Tribune News Service

New Delhi, April 14

Mandis in Haryana, Himachal Pradesh and six other states will now be linked on a common e-platform — the National Agricultural Market (NAM), which was launched by Prime Minister Narendra Modi today. 

Farmers in Haryana or Himachal can now sell their produce on the NAM platform to traders South or West, selecting the highest price being offered.

Eventually, NAM aims to link all agriculture markets (Agriculture Produce Market Committees or APMCs) in all states, linking farmers directly with buyers through this digital trading platform. 

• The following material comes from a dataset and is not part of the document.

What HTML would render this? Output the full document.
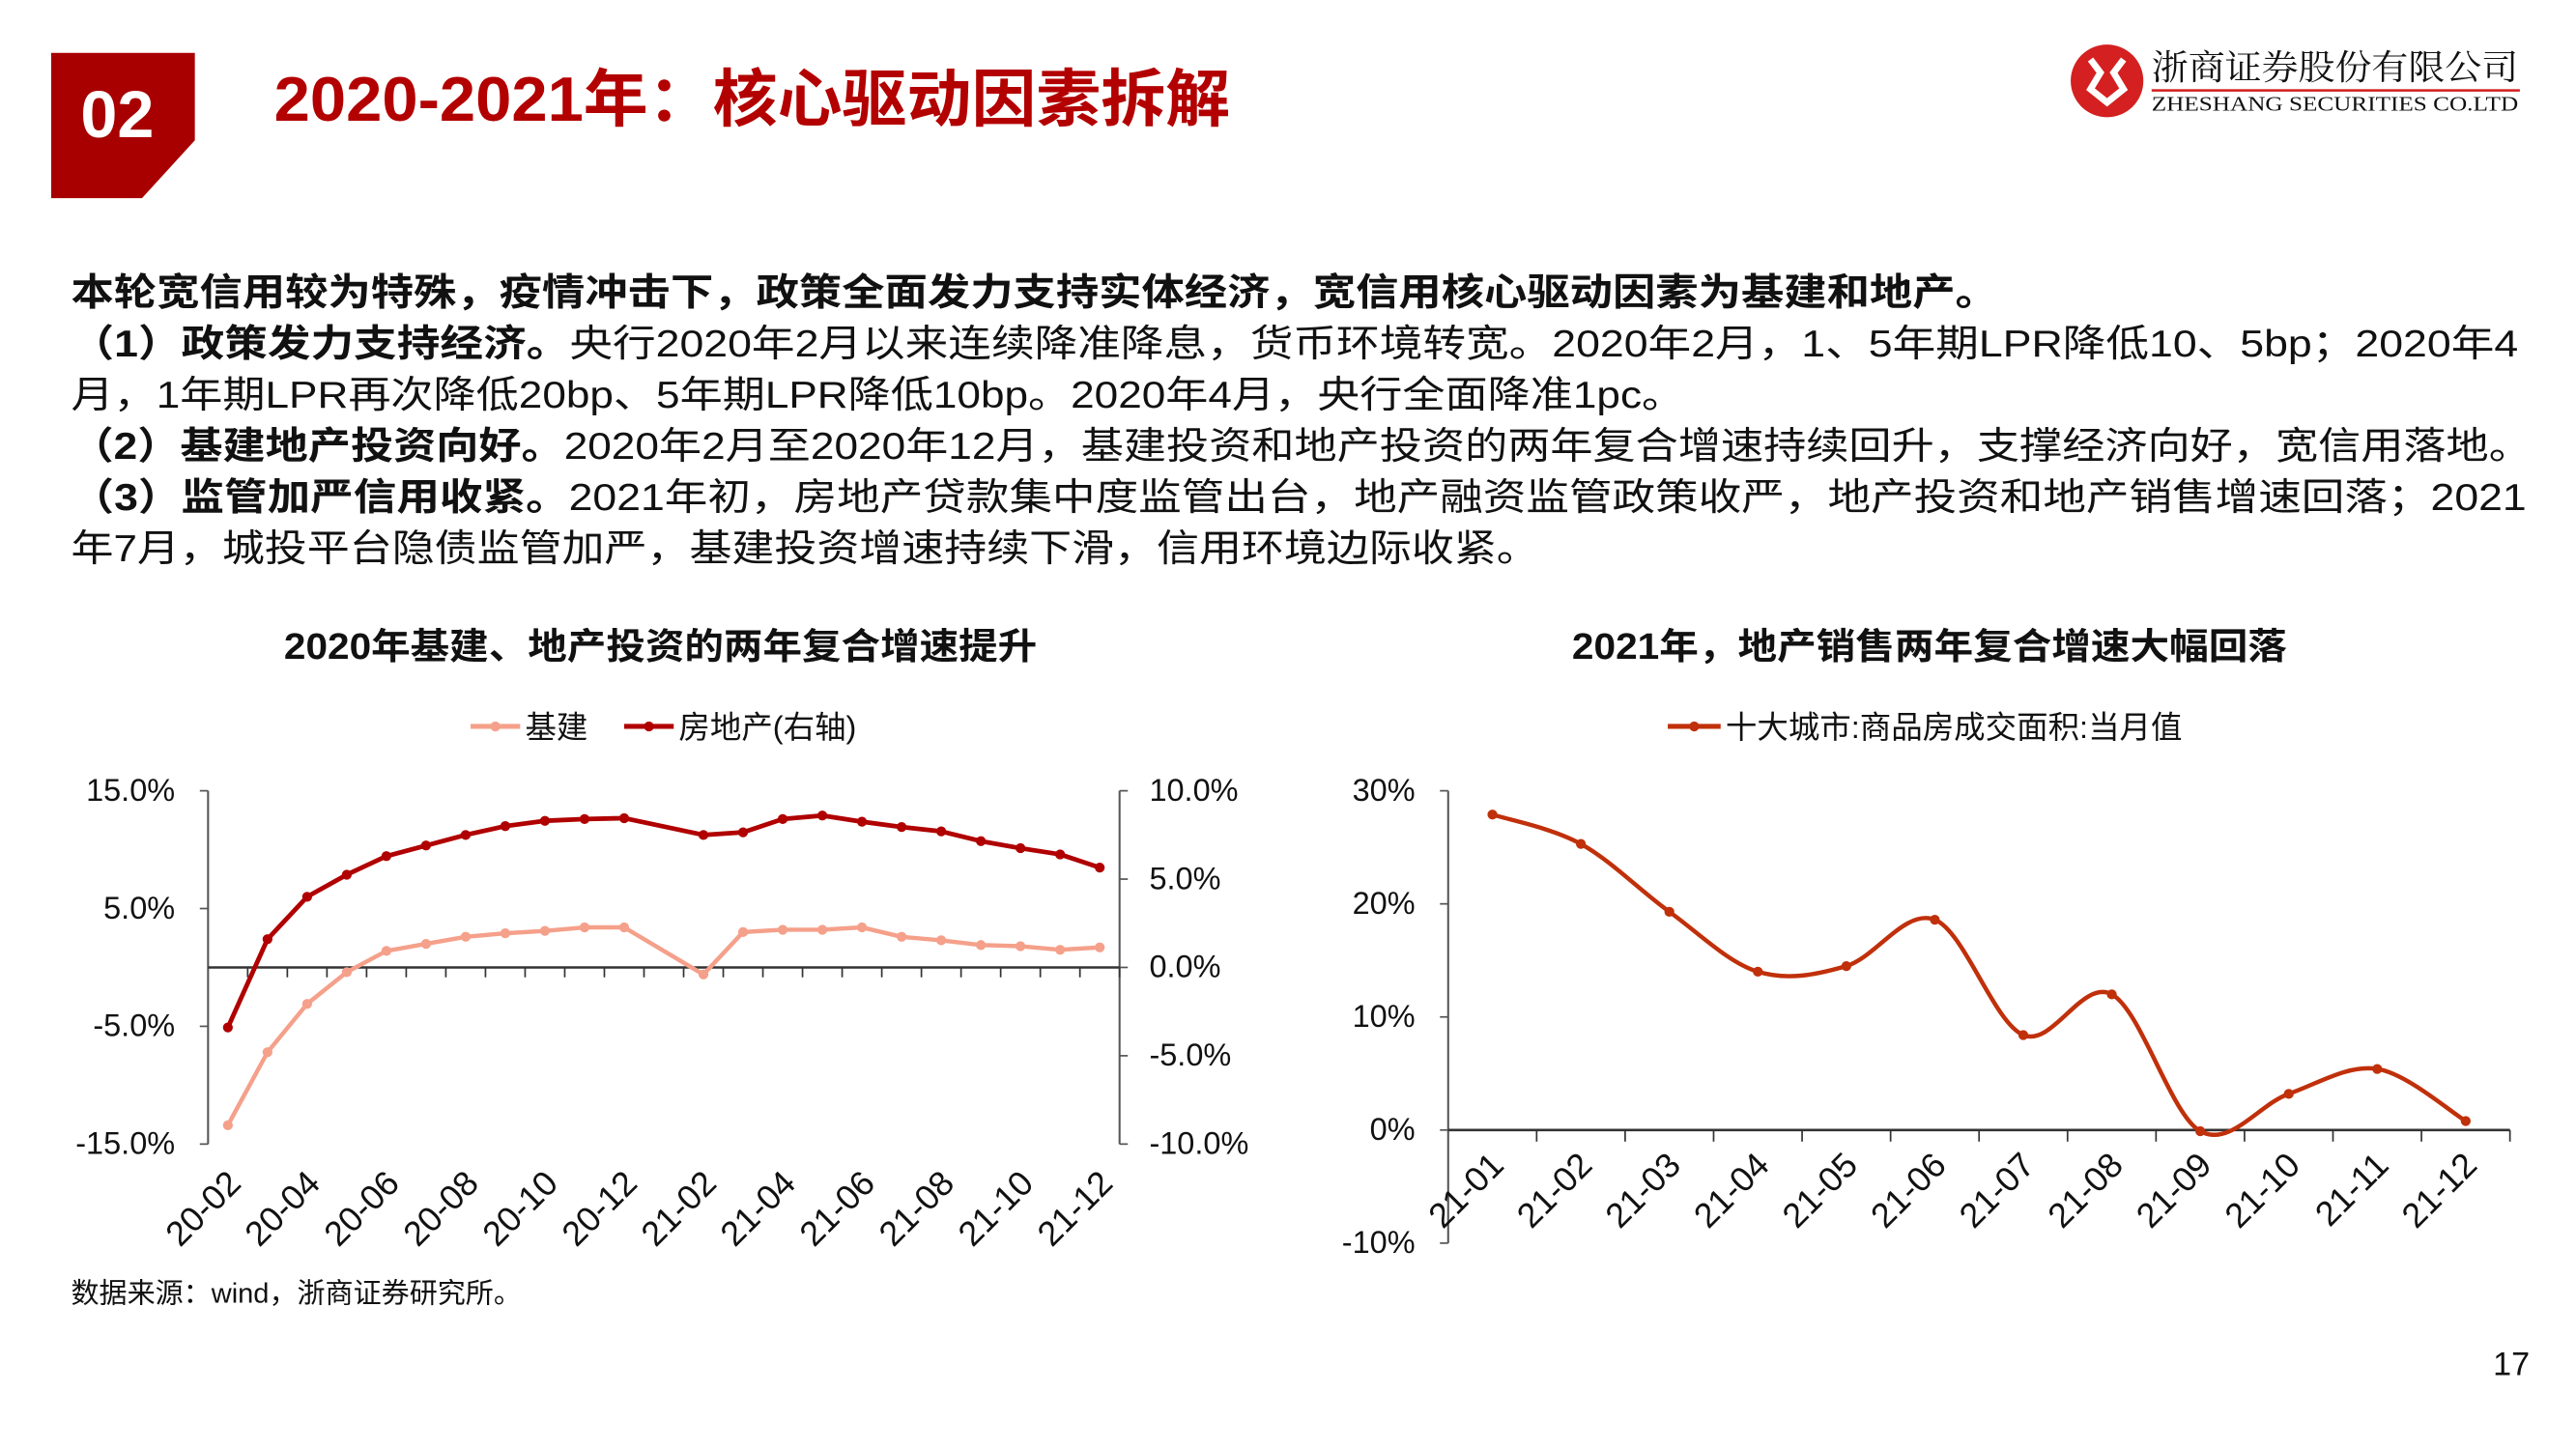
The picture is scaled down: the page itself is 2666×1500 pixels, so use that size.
<!DOCTYPE html>
<html><head><meta charset="utf-8"><style>
html,body{margin:0;padding:0;background:#fff;}
svg{display:block;font-family:"Liberation Sans","Noto Sans CJK SC",sans-serif;}
</style></head><body>
<svg id="page" width="2666" height="1500" viewBox="0 0 1560 877.7" xmlns="http://www.w3.org/2000/svg">
<polygon points="31,32 118,32 118,85 86,120 31,120" fill="#a80000"/>
<text x="71" y="83" font-size="40" font-weight="bold" fill="#fff" text-anchor="middle">02</text>
<text x="166" y="73" font-size="38" font-weight="bold" fill="#b30000" textLength="579" lengthAdjust="spacingAndGlyphs">2020-2021年：核心驱动因素拆解</text>
<g>
<circle cx="1276" cy="49" r="22" fill="#d42020"/>
<path d="M1266,36 L1272,44 L1266,54 L1276,62 L1286,54 L1280,44 L1286,36" fill="none" stroke="#fff" stroke-width="4"/>
<text x="1303" y="48" font-size="21" fill="#111" font-family="'Noto Serif CJK SC',serif" textLength="222" lengthAdjust="spacingAndGlyphs">浙商证券股份有限公司</text>
<rect x="1303" y="54" width="223" height="1.5" fill="#d42020"/>
<text x="1303" y="67" font-size="12.5" fill="#111" font-family="'Liberation Serif',serif" textLength="222" lengthAdjust="spacingAndGlyphs">ZHESHANG SECURITIES CO.LTD</text>
</g>
<g font-size="23" fill="#111">
<text x="43" y="185" font-weight="bold" textLength="1167" lengthAdjust="spacingAndGlyphs">本轮宽信用较为特殊，疫情冲击下，政策全面发力支持实体经济，宽信用核心驱动因素为基建和地产。</text>
<text x="43" y="216" textLength="1482" lengthAdjust="spacingAndGlyphs"><tspan font-weight="bold">（1）政策发力支持经济。</tspan>央行2020年2月以来连续降准降息，货币环境转宽。2020年2月，1、5年期LPR降低10、5bp；2020年4</text>
<text x="43" y="247" textLength="977" lengthAdjust="spacingAndGlyphs">月，1年期LPR再次降低20bp、5年期LPR降低10bp。2020年4月，央行全面降准1pc。</text>
<text x="43" y="278" textLength="1490" lengthAdjust="spacingAndGlyphs"><tspan font-weight="bold">（2）基建地产投资向好。</tspan>2020年2月至2020年12月，基建投资和地产投资的两年复合增速持续回升，支撑经济向好，宽信用落地。</text>
<text x="43" y="309" textLength="1487" lengthAdjust="spacingAndGlyphs"><tspan font-weight="bold">（3）监管加严信用收紧。</tspan>2021年初，房地产贷款集中度监管出台，地产融资监管政策收严，地产投资和地产销售增速回落；2021</text>
<text x="43" y="340" textLength="889" lengthAdjust="spacingAndGlyphs">年7月，城投平台隐债监管加严，基建投资增速持续下滑，信用环境边际收紧。</text>
</g>
<text x="172" y="399" font-size="22" font-weight="bold" fill="#111" textLength="456" lengthAdjust="spacingAndGlyphs">2020年基建、地产投资的两年复合增速提升</text>
<text x="952" y="399" font-size="22" font-weight="bold" fill="#111" textLength="433" lengthAdjust="spacingAndGlyphs">2021年，地产销售两年复合增速大幅回落</text>
<g>
<line x1="285" y1="440" x2="315" y2="440" stroke="#f5a08a" stroke-width="3"/><circle cx="300" cy="440" r="3" fill="#f5a08a"/>
<text x="318" y="447" font-size="19" fill="#111">基建</text>
<line x1="378" y1="440" x2="408" y2="440" stroke="#b00000" stroke-width="3"/><circle cx="393" cy="440" r="3" fill="#b00000"/>
<text x="411" y="447" font-size="19" fill="#111">房地产(右轴)</text>
</g>
<g>
<line x1="1010" y1="440" x2="1042" y2="440" stroke="#c0300a" stroke-width="3"/><circle cx="1026" cy="440" r="3" fill="#c0300a"/>
<text x="1045" y="447" font-size="19" fill="#111">十大城市:商品房成交面积:当月值</text>
</g>
<g id="left-chart"></g>
<g id="right-chart"></g>
<text x="43" y="789" font-size="17" fill="#111">数据来源：wind，浙商证券研究所。</text>
<text x="1532" y="833" font-size="20" fill="#111" text-anchor="end">17</text>
</svg>
<script>
const leftCats = ["20-02","20-03","20-04","20-05","20-06","20-07","20-08","20-09","20-10","20-11","20-12","21-01","21-02","21-03","21-04","21-05","21-06","21-07","21-08","21-09","21-10","21-11","21-12"];
const jijian = [-13.4,-7.2,-3.1,-0.4,1.4,2.0,2.6,2.9,3.1,3.4,3.4,null,-0.6,3.0,3.2,3.2,3.4,2.6,2.3,1.9,1.8,1.5,1.7];
const realEstate = [-3.4,1.6,4.0,5.25,6.3,6.9,7.5,8.0,8.3,8.4,8.45,null,7.5,7.65,8.4,8.6,8.25,7.95,7.7,7.15,6.75,6.4,5.65];
const leftTicks = [15,5,-5,-15];
const rightTicks = [10,5,0,-5,-10];
const rightCats = ["21-01","21-02","21-03","21-04","21-05","21-06","21-07","21-08","21-09","21-10","21-11","21-12"];
const sales = [27.9,25.3,19.3,14.0,14.5,18.6,8.4,12.0,-0.1,3.2,5.4,0.8];
const salesTicks = [30,20,10,0,-10];
const NS="http://www.w3.org/2000/svg";
function mk(parent,tag,attrs){const e=document.createElementNS(NS,tag);for(const k in attrs)e.setAttribute(k,attrs[k]);parent.appendChild(e);return e;}

const L=document.getElementById('left-chart');
const lx0=126,lx1=678,ly0=479,ly1=693;
const lcw=(lx1-lx0)/leftCats.length;
const xL=i=>lx0+lcw*(i+0.5);
const yL=v=>ly0+(15-v)/30*(ly1-ly0);
const yR=v=>ly0+(10-v)/20*(ly1-ly0);
mk(L,'line',{x1:lx0,y1:ly0,x2:lx0,y2:ly1,stroke:'#555','stroke-width':1.2});
mk(L,'line',{x1:lx1,y1:ly0,x2:lx1,y2:ly1,stroke:'#555','stroke-width':1.2});
leftTicks.forEach(t=>{
  mk(L,'line',{x1:lx0-5,y1:yL(t),x2:lx0,y2:yL(t),stroke:'#555'});
  const tx=mk(L,'text',{x:lx0-20,y:yL(t)+6,'font-size':19,'text-anchor':'end',fill:'#111'});
  tx.textContent=t.toFixed(1)+'%';
  
  
});
rightTicks.forEach(t=>{
  mk(L,'line',{x1:lx1,y1:yR(t),x2:lx1+5,y2:yR(t),stroke:'#555'});
  const tx=mk(L,'text',{x:lx1+18,y:yR(t)+6,'font-size':19,fill:'#111'});
  tx.textContent=t.toFixed(1)+'%';
  
  
});
mk(L,'line',{x1:lx0,y1:yL(0),x2:lx1,y2:yL(0),stroke:'#333','stroke-width':1.5});
leftCats.forEach((c,i)=>{
  const tx0=lx0+lcw*(i+1);
  mk(L,'line',{x1:tx0,y1:yL(0),x2:tx0,y2:yL(0)+6,stroke:'#333'});
  if(i%2===0){
    const x=xL(i)+9,y=718;
    const t=mk(L,'text',{x:x,y:y,'font-size':21,'text-anchor':'end',fill:'#111',transform:`rotate(-45 ${x} ${y})`});
    t.textContent=c;
    
    
  }
});
function series(parent,vals,xf,yf,color,w,name){
  const pts=[];vals.forEach((v,i)=>{if(v!==null)pts.push([xf(i),yf(v)]);});
  const p=mk(parent,'polyline',{points:pts.map(p=>p.join(',')).join(' '),fill:'none',stroke:color,'stroke-width':w,'stroke-linejoin':'round'});
  
  
  pts.forEach(q=>{const c=mk(parent,'circle',{cx:q[0],cy:q[1],r:3,fill:color});
    
    });
}
series(L,jijian,xL,yL,'#f5a08a',2.6,'jijian');
series(L,realEstate,xL,yR,'#b00000',2.8,'realestate');

const R=document.getElementById('right-chart');
const rx0=877,rx1=1520,ry0=479,ry1=753;
const rcw=(rx1-rx0)/rightCats.length;
const xS=i=>rx0+rcw*(i+0.5);
const yS=v=>ry0+(30-v)/40*(ry1-ry0);
mk(R,'line',{x1:rx0,y1:ry0,x2:rx0,y2:ry1,stroke:'#555','stroke-width':1.2});
salesTicks.forEach(t=>{
  mk(R,'line',{x1:rx0-5,y1:yS(t),x2:rx0,y2:yS(t),stroke:'#555'});
  const tx=mk(R,'text',{x:rx0-20,y:yS(t)+6,'font-size':19,'text-anchor':'end',fill:'#111'});
  tx.textContent=t+'%';
  
  
});
mk(R,'line',{x1:rx0,y1:yS(0),x2:rx1,y2:yS(0),stroke:'#333','stroke-width':1.5});
rightCats.forEach((c,i)=>{
  const tx0=rx0+rcw*(i+1);
  mk(R,'line',{x1:tx0,y1:yS(0),x2:tx0,y2:yS(0)+7,stroke:'#333'});
  const x=xS(i)+8,y=707;
  const t=mk(R,'text',{x:x,y:y,'font-size':21,'text-anchor':'end',fill:'#111',transform:`rotate(-45 ${x} ${y})`});
  t.textContent=c;
  
  
});
const sp=sales.map((v,i)=>[xS(i),yS(v)]);
let d=`M${sp[0][0]},${sp[0][1]}`;
for(let i=0;i<sp.length-1;i++){
  const p0=sp[Math.max(0,i-1)],p1=sp[i],p2=sp[i+1],p3=sp[Math.min(sp.length-1,i+2)];
  const k=1/6;
  d+=` C${p1[0]+(p2[0]-p0[0])*k},${p1[1]+(p2[1]-p0[1])*k} ${p2[0]-(p3[0]-p1[0])*k},${p2[1]-(p3[1]-p1[1])*k} ${p2[0]},${p2[1]}`;
}
const sl=mk(R,'path',{d:d,fill:'none',stroke:'#c0300a','stroke-width':2.6});


sp.forEach(q=>{const c=mk(R,'circle',{cx:q[0],cy:q[1],r:3,fill:'#c0300a'});
  
  });
</script>
</body></html>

However, Punjab — the largest contributor to the grain stock — has not yet conceded to be a part of the grouping. While Kerala and Bihar (states which do not have an APMC Act) are yet to take a call, officials say Punjab has “agreed to the scheme in principle”. At the same time, they concede that bringing Punjab on board continues to be the biggest challenge. 

The state, the sources say, has not taken any concrete step for integration with NAM, except "talking about completing requisite reforms" in the APMC Act to join the scheme and allow e-trading. So far, 15 states have amended APMC Acts - state laws that govern how farm produce can be traded.

Apparently, being a BJP-ruled state, Haryana was "told" to send its proposal so that Punjab could be asked to follow suit. States levy taxes and duties on trading of farm produce and for Punjab, it is a substantial amount - almost Rs 5,000 crore - which the state may not want to lose. But unless a major producer like Punjab is brought on board, the complete market reforms may not be possible.